At the end of the day, is it all doom and gloom for Microsoft? No, not even close. Hardware wise the two systems are very similar in terms of both power and capability, and both platforms will have a host of exclusive titles which will no doubt be system sellers. If anything, Sony and Microsoft are now on even ground after the previous generation which tilted ever so slightly in the Xbox 360’s favor. The key here is looking at Microsoft’s announcement as simply that: a hardware announcement. With all of the boring details out of the way, Microsoft is primed to have a stunning E3 conference that will contain nothing but games, games, and more games. While in the other corner, as long as Sony didn’t blow their entire load at their announcement presser, their E3 presentation can be equally as good as Microsoft’s.


The Verdict

While Sony’s announcement seemed underwhelming at first, it can be said that they were a victim of unreal expectations as they were responsible for being the first to step into the next generation (sorry Nintendo fans, the WiiU doesn’t count).
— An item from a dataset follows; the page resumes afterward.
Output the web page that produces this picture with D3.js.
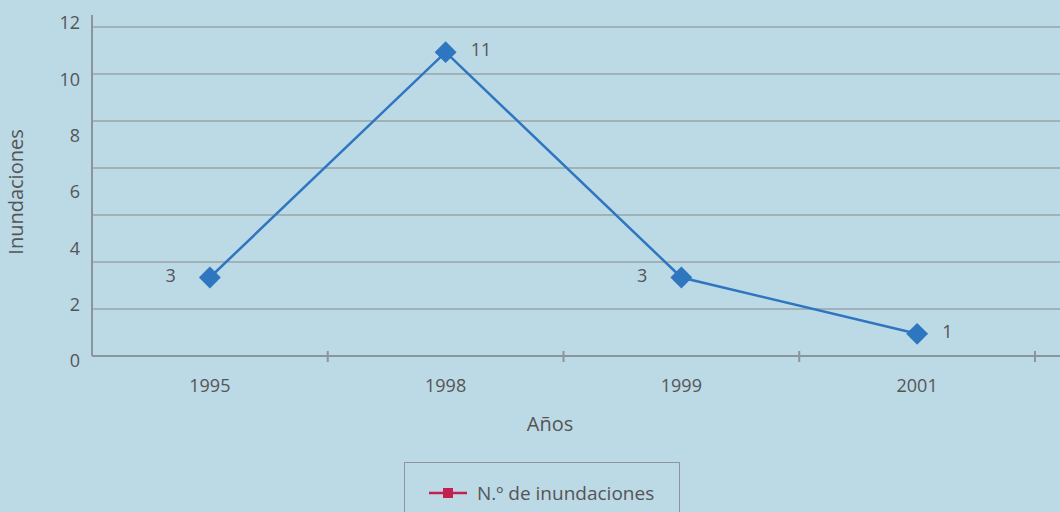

Microsoft, on the other hand, were a victim of nothing but their own poor planning and execution. When thinking about which next generation console to buy, I look at them as a gamer. When analyzing a console I don’t care about its ability to stream live TV, or its ability to surf the web; the one and only thing I care about is games. After watching the two announcement conferences, it’s clear which of the two companies has made a machine which is primarily a video game console. It’s not all said and done quite yet, the dust hasn’t settled, but I have a feeling that when it does, Sony will stand victorious at E3, and the Playstation 4 will be the console of choice for gamers around the world.